Acacia cowleana, commonly known as Halls Creek wattle, and other names in Australian Aboriginal languages, is a species of flowering plant in the family Fabaceae and is endemic to northern Australia. It is an erect, openly branched, sometimes spindly shrub or tree with leathery, more or less sickle-shaped phyllodes, spikes of bright golden yellow flowers and linear, papery to leathery pods.

==Description==
Acacia cowleana is an open branched, sometimes spindly shrub that typically grows to a height of 1.5–3 m, sometimes a tree to 8 m and has branchlets covered with minute, silky hairs. Its new shoots are initially encrusted with dark brown resin that hides the underlying hairs. The phyllodes are usually more or less sickle-shaped, 120–200 mm long, 14–36 mm wide and leathery, silvery green or greyish green to more or less glaucous with many longitudinal veins. The flowers are bright golden yellow and borne in one or two spikes 30–50 mm long on peduncles 3–10 mm long. Flowering occurs from late May to September, and the pods are linear, straight to curved, 3.5–5 mm wide and papery to leathery, containing glossy dark brown to black oblong seeds, 3.5–5 mm long with a yellow aril.

==Taxonomy and naming==
Acacia cowleana was first formally described in 1896 by Ralph Tate in the Report on the work of the Horn Scientific Expedition to Central Australia. The specific epithet (cowleana) "is in compliment to Trooper Cowle, who conducted a section of our party to Mount Olga, and in various other ways promoted the scientific objects of our expedition".

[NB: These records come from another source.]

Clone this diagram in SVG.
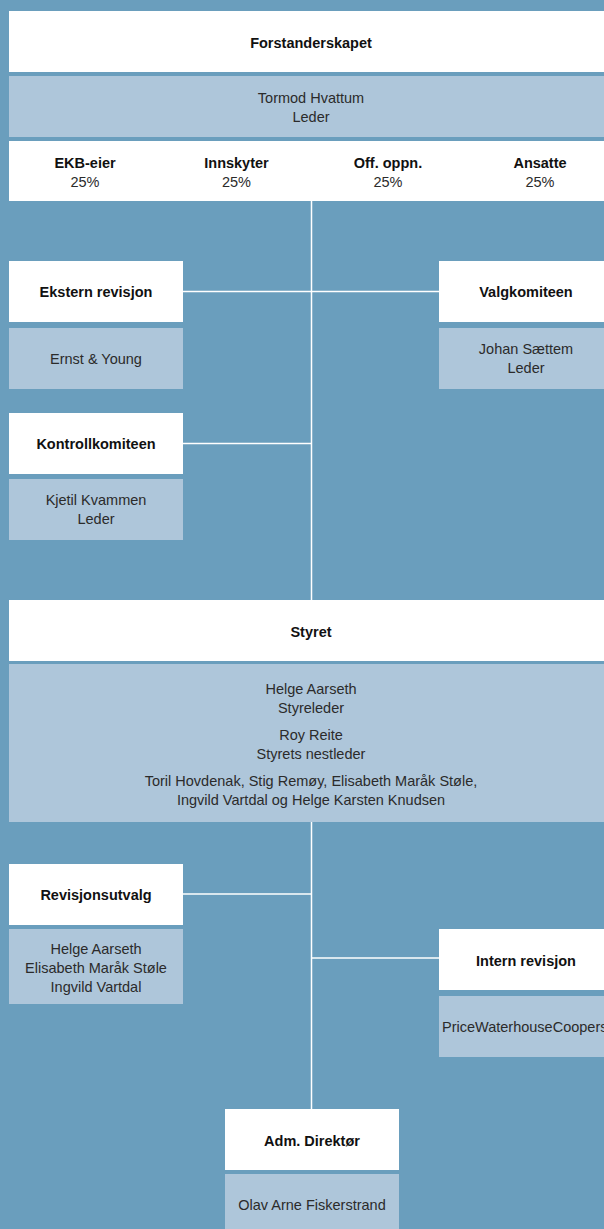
<svg xmlns="http://www.w3.org/2000/svg" width="604" height="1229" viewBox="0 0 604 1229">
<style>
.bg{fill:#6a9ebd}
.w{fill:#ffffff}
.l{fill:#aec6da}
.t{font-family:"Liberation Sans",Arial,sans-serif;font-size:14.5px;text-anchor:middle}
.b{font-weight:bold;fill:#111111}
.r{fill:#2b2b2b}
.c{stroke:#ffffff;stroke-width:1.5;fill:none}
</style>
<rect class="bg" x="0" y="0" width="604" height="1229"/>
<g id="connectors">
<line class="c" x1="311.5" y1="201" x2="311.5" y2="600"/>
<line class="c" x1="311.5" y1="822" x2="311.5" y2="1109"/>
<line class="c" x1="183" y1="291.5" x2="439" y2="291.5"/>
<line class="c" x1="183" y1="443.5" x2="311.5" y2="443.5"/>
<line class="c" x1="183" y1="894" x2="311.5" y2="894"/>
<line class="c" x1="311.5" y1="958" x2="439" y2="958"/>
</g>
<g id="forstanderskapet">
<rect class="w" x="9" y="11" width="604" height="61"/>
<text class="t b" x="311" y="48">Forstanderskapet</text>
<rect class="l" x="9" y="76" width="604" height="61"/>
<text class="t r" x="311" y="103">Tormod Hvattum</text>
<text class="t r" x="311" y="122">Leder</text>
</g>
<g id="eiere">
<rect class="w" x="9" y="141" width="604" height="60"/>
<text class="t b" x="85" y="168">EKB-eier</text>
<text class="t r" x="85" y="187">25%</text>
<text class="t b" x="236.5" y="168">Innskyter</text>
<text class="t r" x="236.5" y="187">25%</text>
<text class="t b" x="388" y="168">Off. oppn.</text>
<text class="t r" x="388" y="187">25%</text>
<text class="t b" x="540" y="168">Ansatte</text>
<text class="t r" x="540" y="187">25%</text>
</g>
<g id="ekstern-revisjon">
<rect class="w" x="9" y="261" width="174" height="61"/>
<text class="t b" x="96" y="297">Ekstern revisjon</text>
<rect class="l" x="9" y="328" width="174" height="61"/>
<text class="t r" x="96" y="364">Ernst &amp; Young</text>
</g>
<g id="valgkomiteen">
<rect class="w" x="439" y="261" width="174" height="61"/>
<text class="t b" x="526" y="297">Valgkomiteen</text>
<rect class="l" x="439" y="328" width="174" height="61"/>
<text class="t r" x="526" y="354">Johan Sættem</text>
<text class="t r" x="526" y="373">Leder</text>
</g>
<g id="kontrollkomiteen">
<rect class="w" x="9" y="413" width="174" height="61"/>
<text class="t b" x="96" y="449">Kontrollkomiteen</text>
<rect class="l" x="9" y="479" width="174" height="61"/>
<text class="t r" x="96" y="505">Kjetil Kvammen</text>
<text class="t r" x="96" y="524">Leder</text>
</g>
<g id="styret">
<rect class="w" x="9" y="600" width="604" height="61"/>
<text class="t b" x="311" y="637">Styret</text>
<rect class="l" x="9" y="664" width="604" height="158"/>
<text class="t r" x="311" y="694">Helge Aarseth</text>
<text class="t r" x="311" y="713">Styreleder</text>
<text class="t r" x="311" y="740">Roy Reite</text>
<text class="t r" x="311" y="759">Styrets nestleder</text>
<text class="t r" x="311" y="786">Toril Hovdenak, Stig Remøy, Elisabeth Maråk Støle,</text>
<text class="t r" x="311" y="805">Ingvild Vartdal og Helge Karsten Knudsen</text>
</g>
<g id="revisjonsutvalg">
<rect class="w" x="9" y="864" width="174" height="61"/>
<text class="t b" x="96" y="900">Revisjonsutvalg</text>
<rect class="l" x="9" y="929" width="174" height="75"/>
<text class="t r" x="96" y="954">Helge Aarseth</text>
<text class="t r" x="96" y="973">Elisabeth Maråk Støle</text>
<text class="t r" x="96" y="992">Ingvild Vartdal</text>
</g>
<g id="intern-revisjon">
<rect class="w" x="439" y="929" width="174" height="61"/>
<text class="t b" x="526" y="966">Intern revisjon</text>
<rect class="l" x="439" y="996" width="174" height="61"/>
<text class="t r" x="442" y="1032" style="text-anchor:start">PriceWaterhouseCoopers</text>
</g>
<g id="adm-direktor">
<rect class="w" x="225" y="1109" width="174" height="61"/>
<text class="t b" x="312" y="1146">Adm. Direktør</text>
<rect class="l" x="225" y="1174" width="174" height="60"/>
<text class="t r" x="312" y="1210">Olav Arne Fiskerstrand</text>
</g>
</svg>
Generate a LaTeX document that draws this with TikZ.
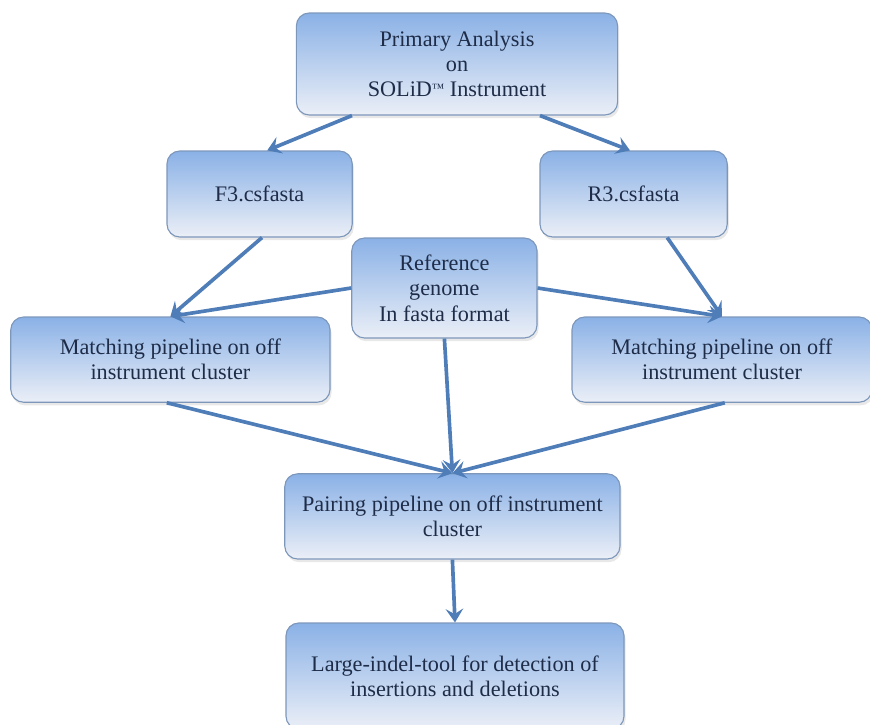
\documentclass[tikz,border=0pt]{standalone}
\usepackage{fontspec}
\setmainfont{Liberation Serif}
\usepackage{xcolor}
\usepackage{tikz}
\usetikzlibrary{arrows.meta,shadows}
\definecolor{boxTop}{HTML}{8AB1E6}
\definecolor{boxMid}{HTML}{B7CBEA}
\definecolor{boxBot}{HTML}{EBEFF7}
\definecolor{boxLine}{HTML}{7D97BB}
\definecolor{flowBlue}{HTML}{4F7DB8}
\definecolor{textNavy}{HTML}{1E2C48}

\begin{document}
\begin{tikzpicture}[
    font=\fontsize{15.8}{18}\selectfont,
    stepbox/.style={rounded corners=0.32cm, draw=boxLine, line width=0.8pt,
        top color=boxTop, middle color=boxMid, bottom color=boxBot,
        align=center, text=textNavy,
        drop shadow={opacity=0.18, shadow xshift=0.4mm, shadow yshift=-0.8mm}},
    arr/.style={-{Stealth[length=3.4mm,width=4.4mm,inset=1.3mm]}, line width=2.6pt, flowBlue}
]
\useasboundingbox (0,0) rectangle (21.75,-18.125);

% Instrument side.
\node[stepbox, minimum width=8.03cm, minimum height=2.55cm] (prim) at (11.425,-1.6) {Primary Analysis\\on\\SOLiD\raisebox{0.45ex}{\fontsize{9}{9}\selectfont ™} Instrument};
\node[stepbox, minimum width=4.63cm, minimum height=2.15cm] (f3) at (6.49,-4.85) {F3.csfasta};
\node[stepbox, minimum width=4.68cm, minimum height=2.15cm] (r3) at (15.84,-4.85) {R3.csfasta};
\node[stepbox, minimum width=4.63cm, minimum height=2.5cm] (ref) at (11.11,-7.2) {Reference\\genome\\In fasta format};

% Off instrument cluster.
\node[stepbox, minimum width=7.98cm, minimum height=2.13cm] (ml) at (4.26,-8.99) {Matching pipeline on off\\instrument cluster};
\node[stepbox, minimum width=7.5cm, minimum height=2.13cm] (mr) at (18.05,-8.99) {Matching pipeline on off\\instrument cluster};
\node[stepbox, minimum width=8.38cm, minimum height=2.13cm] (pair) at (11.31,-12.91) {Pairing pipeline on off instrument\\cluster};
\node[stepbox, minimum width=8.45cm, minimum height=2.65cm] (large) at (11.375,-16.9) {Large-indel-tool for detection of\\insertions and deletions};

% Flow.
\draw[arr] ([xshift=-2.625cm]prim.south) -- ([xshift=0.19cm]f3.north);
\draw[arr] ([xshift=2.075cm]prim.south) -- ([xshift=-0.09cm]r3.north);
\draw[arr] ([xshift=0.06cm]f3.south) -- (ml.north);
\draw[arr] ([xshift=0.84cm]r3.south) -- (mr.north);
\draw[arr] (ref.west) -- (ml.north);
\draw[arr] (ref.east) -- (mr.north);
\draw[arr] (ref.south) -- (pair.north);
\draw[arr] ([xshift=-0.09cm]ml.south) -- (pair.north);
\draw[arr] ([xshift=0.07cm]mr.south) -- (pair.north);
\draw[arr] (pair.south) -- (large.north);
\end{tikzpicture}
\end{document}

This species is known as alerrey in the Arrernte language, alkart in the Anmatyerr language, barrabi in the language of the Djaru people, elkerte in the Kaytetye language, kilkiti in the Pintupi dialect and as kalkiarti in the
Warlpiri language.

===Distribution and habitat===
Halls Creek wattle is found in the north of Western Australia, the Northern Territory, central Queensland and in northern New South Wales. It grows in a variety of soils, often along drainage lines, on rocky or gravelly ranges and foothills, often with Triodia species.

==Conservation status==
Acacia cowleana is listed as "not threatened" by the Government of Western Australia Department of Biodiversity, Conservation and Attractions, as of "least concern" under the Northern Territory Government Territory Parks and Wildlife Conservation Act and the Queensland Government Nature Conservation Act 1992.